The Lone Soldier Project at Sun Lakes Jewish Congregation (SLJC) supports the needs of Lone Soldiers while they serve on active duty in the Israel Defense Forces. Lone Soldiers are defined as member of the IDF who do not have family to support them living in Israel while they are on active.
Approximately 60% of the 6500 Lone Soldiers in the IDF are volunteers from all over the world. Usually, they are courageous and dedicated young adults who leave the comfort and safety of their homes to join with Israelis in the defense of Israel. Around 25% of them are from the United States with more than half of them serving in combat or combat support roles.

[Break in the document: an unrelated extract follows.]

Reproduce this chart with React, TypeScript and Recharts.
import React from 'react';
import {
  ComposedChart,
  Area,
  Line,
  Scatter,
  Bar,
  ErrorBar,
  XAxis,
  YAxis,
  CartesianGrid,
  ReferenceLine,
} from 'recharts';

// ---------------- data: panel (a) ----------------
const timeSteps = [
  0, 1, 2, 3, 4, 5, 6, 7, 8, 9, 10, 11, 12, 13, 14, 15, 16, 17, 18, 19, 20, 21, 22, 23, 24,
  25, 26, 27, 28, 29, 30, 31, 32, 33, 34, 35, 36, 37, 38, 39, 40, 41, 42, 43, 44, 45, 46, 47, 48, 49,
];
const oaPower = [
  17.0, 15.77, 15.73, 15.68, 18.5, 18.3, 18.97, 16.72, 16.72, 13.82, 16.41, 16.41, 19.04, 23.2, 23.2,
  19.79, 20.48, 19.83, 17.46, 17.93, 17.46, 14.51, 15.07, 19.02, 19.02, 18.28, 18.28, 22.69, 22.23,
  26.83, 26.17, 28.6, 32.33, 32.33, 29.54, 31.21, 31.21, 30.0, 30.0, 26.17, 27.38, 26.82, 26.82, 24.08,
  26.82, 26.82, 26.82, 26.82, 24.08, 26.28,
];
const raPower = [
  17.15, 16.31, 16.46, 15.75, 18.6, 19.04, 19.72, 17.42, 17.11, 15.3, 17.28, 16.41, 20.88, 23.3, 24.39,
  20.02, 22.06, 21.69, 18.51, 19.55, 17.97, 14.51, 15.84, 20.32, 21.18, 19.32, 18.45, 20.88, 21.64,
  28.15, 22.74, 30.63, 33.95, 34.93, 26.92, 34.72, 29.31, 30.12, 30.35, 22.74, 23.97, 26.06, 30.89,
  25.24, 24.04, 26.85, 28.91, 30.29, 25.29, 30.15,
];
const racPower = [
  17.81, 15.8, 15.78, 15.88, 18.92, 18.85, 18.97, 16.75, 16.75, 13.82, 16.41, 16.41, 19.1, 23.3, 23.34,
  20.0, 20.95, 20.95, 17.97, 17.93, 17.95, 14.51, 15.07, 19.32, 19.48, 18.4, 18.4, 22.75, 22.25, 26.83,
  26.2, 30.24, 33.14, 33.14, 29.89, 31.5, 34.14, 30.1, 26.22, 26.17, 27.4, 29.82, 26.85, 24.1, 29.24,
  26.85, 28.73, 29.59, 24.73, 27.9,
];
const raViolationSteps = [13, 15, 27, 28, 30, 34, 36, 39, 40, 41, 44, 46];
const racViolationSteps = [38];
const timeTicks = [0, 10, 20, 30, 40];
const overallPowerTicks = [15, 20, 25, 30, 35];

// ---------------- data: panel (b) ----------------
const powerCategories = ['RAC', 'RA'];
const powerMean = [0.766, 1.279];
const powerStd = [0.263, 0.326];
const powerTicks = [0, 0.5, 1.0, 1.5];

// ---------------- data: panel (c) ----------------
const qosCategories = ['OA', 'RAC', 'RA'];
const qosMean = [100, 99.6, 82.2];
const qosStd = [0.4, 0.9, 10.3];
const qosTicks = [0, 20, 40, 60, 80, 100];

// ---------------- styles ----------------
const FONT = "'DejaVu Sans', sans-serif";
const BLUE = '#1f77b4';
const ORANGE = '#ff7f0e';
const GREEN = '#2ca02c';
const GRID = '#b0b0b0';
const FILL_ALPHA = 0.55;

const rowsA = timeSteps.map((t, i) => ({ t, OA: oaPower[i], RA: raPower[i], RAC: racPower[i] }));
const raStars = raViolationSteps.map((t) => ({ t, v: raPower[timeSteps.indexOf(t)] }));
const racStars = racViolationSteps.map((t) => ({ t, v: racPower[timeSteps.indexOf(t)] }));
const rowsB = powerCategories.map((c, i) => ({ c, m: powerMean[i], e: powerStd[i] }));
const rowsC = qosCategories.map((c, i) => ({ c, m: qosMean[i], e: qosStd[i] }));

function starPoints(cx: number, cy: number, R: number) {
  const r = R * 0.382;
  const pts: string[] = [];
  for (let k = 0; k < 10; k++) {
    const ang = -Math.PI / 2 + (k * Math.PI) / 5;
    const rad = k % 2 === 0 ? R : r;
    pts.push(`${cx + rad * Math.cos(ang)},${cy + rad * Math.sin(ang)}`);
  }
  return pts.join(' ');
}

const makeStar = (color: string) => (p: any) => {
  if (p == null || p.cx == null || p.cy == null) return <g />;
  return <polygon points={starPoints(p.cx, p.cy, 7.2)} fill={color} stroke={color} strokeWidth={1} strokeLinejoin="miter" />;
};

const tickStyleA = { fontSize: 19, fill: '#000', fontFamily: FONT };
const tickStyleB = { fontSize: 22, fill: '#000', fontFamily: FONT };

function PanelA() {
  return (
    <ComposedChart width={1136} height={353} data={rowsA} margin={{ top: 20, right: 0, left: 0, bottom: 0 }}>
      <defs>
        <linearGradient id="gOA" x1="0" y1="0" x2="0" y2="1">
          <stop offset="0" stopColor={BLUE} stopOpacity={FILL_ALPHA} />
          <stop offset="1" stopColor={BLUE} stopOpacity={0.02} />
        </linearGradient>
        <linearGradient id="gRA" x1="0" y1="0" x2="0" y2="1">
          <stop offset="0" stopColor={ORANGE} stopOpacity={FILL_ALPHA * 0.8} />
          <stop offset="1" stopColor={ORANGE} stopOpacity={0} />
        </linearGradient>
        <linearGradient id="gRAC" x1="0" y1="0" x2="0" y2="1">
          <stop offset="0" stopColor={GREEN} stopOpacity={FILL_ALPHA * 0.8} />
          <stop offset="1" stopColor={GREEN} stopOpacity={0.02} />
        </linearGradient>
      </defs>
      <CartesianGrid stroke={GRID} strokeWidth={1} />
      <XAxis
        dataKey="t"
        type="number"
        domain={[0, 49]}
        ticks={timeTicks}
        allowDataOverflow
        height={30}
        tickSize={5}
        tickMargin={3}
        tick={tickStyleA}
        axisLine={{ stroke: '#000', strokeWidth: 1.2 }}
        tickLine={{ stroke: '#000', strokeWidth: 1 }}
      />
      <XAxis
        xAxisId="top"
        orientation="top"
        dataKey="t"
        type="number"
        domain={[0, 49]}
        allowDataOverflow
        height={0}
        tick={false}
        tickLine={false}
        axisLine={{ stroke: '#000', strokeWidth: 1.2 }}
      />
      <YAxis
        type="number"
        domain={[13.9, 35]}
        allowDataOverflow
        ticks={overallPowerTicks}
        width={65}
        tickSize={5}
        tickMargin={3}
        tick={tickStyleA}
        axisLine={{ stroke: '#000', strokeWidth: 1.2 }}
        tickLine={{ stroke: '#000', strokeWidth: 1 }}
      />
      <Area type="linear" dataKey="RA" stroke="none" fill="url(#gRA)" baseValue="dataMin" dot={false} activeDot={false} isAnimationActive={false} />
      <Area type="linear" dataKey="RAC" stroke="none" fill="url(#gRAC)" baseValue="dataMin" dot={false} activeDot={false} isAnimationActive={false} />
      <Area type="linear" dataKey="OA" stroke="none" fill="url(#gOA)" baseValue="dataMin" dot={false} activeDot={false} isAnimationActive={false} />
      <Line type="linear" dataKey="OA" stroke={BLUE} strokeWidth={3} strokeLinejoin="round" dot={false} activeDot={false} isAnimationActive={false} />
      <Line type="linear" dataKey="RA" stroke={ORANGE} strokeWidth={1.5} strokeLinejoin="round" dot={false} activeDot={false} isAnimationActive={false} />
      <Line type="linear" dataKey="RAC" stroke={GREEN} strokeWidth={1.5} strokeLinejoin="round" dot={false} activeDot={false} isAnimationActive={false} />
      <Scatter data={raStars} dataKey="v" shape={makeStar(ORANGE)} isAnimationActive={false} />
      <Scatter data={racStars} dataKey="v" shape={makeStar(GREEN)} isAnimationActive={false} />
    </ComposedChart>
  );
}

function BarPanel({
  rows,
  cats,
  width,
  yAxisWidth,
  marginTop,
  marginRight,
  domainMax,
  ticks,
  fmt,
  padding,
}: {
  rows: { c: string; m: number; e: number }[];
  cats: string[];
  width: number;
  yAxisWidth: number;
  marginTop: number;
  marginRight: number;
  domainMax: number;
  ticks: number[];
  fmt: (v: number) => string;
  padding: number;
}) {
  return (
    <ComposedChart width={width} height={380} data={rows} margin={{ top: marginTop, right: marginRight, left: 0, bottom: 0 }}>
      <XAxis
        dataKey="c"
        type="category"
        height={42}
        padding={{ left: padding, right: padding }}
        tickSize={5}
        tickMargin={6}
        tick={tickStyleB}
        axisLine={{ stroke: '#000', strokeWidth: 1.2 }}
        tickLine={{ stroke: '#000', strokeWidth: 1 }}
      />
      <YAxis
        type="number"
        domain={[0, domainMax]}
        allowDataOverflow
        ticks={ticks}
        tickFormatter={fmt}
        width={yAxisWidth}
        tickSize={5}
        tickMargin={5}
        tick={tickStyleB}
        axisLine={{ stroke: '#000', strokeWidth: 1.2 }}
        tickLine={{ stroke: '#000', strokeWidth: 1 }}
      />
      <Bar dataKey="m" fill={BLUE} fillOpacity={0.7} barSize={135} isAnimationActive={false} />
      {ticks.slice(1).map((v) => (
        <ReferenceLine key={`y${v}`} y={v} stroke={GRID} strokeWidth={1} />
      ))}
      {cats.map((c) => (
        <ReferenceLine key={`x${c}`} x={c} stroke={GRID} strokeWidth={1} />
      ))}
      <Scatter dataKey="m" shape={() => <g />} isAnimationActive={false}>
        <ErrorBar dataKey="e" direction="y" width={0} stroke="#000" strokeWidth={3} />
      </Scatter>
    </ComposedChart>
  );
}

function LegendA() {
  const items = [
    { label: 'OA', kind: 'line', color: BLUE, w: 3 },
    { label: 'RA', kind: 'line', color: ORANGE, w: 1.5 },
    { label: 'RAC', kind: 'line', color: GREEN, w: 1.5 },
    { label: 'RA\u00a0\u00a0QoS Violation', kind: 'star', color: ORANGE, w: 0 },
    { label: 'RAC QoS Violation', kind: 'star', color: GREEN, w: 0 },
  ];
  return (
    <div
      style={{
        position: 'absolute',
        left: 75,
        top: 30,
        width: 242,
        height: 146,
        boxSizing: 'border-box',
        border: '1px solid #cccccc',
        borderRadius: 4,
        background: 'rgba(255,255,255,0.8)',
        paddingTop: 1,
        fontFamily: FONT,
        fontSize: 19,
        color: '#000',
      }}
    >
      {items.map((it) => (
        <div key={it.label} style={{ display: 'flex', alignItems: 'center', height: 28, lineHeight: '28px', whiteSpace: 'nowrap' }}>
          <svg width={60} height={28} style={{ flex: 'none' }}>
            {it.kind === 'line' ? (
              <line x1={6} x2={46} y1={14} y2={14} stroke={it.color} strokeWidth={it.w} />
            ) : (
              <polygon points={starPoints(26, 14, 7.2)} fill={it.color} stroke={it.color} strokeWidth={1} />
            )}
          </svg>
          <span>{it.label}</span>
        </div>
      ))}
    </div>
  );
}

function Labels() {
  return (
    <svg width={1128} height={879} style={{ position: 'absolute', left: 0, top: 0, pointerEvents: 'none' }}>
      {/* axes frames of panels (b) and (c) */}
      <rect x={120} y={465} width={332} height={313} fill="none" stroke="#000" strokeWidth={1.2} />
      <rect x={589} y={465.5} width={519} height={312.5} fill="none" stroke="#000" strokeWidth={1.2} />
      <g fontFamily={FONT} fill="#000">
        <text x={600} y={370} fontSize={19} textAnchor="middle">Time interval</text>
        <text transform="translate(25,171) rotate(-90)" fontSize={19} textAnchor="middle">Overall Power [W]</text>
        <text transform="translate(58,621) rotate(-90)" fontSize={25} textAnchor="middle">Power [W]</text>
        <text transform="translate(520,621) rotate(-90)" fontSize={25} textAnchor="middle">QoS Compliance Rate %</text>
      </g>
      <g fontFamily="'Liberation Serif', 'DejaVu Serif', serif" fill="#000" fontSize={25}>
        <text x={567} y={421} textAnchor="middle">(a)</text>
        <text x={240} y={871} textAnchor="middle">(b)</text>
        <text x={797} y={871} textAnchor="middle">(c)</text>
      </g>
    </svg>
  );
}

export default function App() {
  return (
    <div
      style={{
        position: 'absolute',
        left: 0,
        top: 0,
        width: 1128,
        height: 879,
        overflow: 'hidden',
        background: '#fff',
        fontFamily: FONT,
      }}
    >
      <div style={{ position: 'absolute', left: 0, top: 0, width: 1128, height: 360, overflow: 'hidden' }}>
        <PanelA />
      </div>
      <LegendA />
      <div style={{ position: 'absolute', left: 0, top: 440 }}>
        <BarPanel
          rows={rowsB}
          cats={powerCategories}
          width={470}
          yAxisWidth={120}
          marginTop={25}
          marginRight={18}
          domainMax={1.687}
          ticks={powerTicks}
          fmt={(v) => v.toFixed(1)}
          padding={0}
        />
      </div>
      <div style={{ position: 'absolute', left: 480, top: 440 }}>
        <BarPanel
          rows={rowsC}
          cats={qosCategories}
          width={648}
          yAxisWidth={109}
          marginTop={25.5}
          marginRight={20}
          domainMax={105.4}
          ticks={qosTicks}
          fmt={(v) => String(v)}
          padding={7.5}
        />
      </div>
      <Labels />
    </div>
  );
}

Training and duty assignments require intense physical and mental energy with the comradery and sense of mission sustaining them. Because Israel is such a small country, most Israelis go home to their families when off duty, being nurtured and having all their personal needs met.
As an alternative to going home, Lone Soldier Centers have been created as places for Lone Soldiers to enjoy the company of other Lone Soldiers, celebrate the Sabbath and other holidays, do their laundry, get advice and guidance and to stay during off duty times. Chayal el Chayal (Soldier to Soldier) in Jerusalem is one such facility and is the Israeli partner for the local Lone Soldier Project.
The SLJC project sends personal care packages, knitted winter hats and letters to Lone Soldiers to acknowledge and show appreciation for the important role they play in defense of the Jewish homeland. Lone Soldiers delight at receiving letters of encouragement and holiday greeting from outside of Israel. The letters validate the important role they work so hard to fulfill. Appreciation for their efforts are energizing for them to continue to meet the daily challenge before them.
In the last few months, we have visited Camp Rimon at the East Valley Jewish Community Center and the Desert Jewish Academy to talk about Lone Soldier and ask the children to write letters to them. After hearing about the courage and commitment of Lone Soldiers, the students expressed genuine empathy and appreciation for them. Phrases like, “please stay safe,” “don’t get hurt” and “thank you for keeping Israel safe,” were expressed often. Seventy-five letters from these students have been sent to Israel.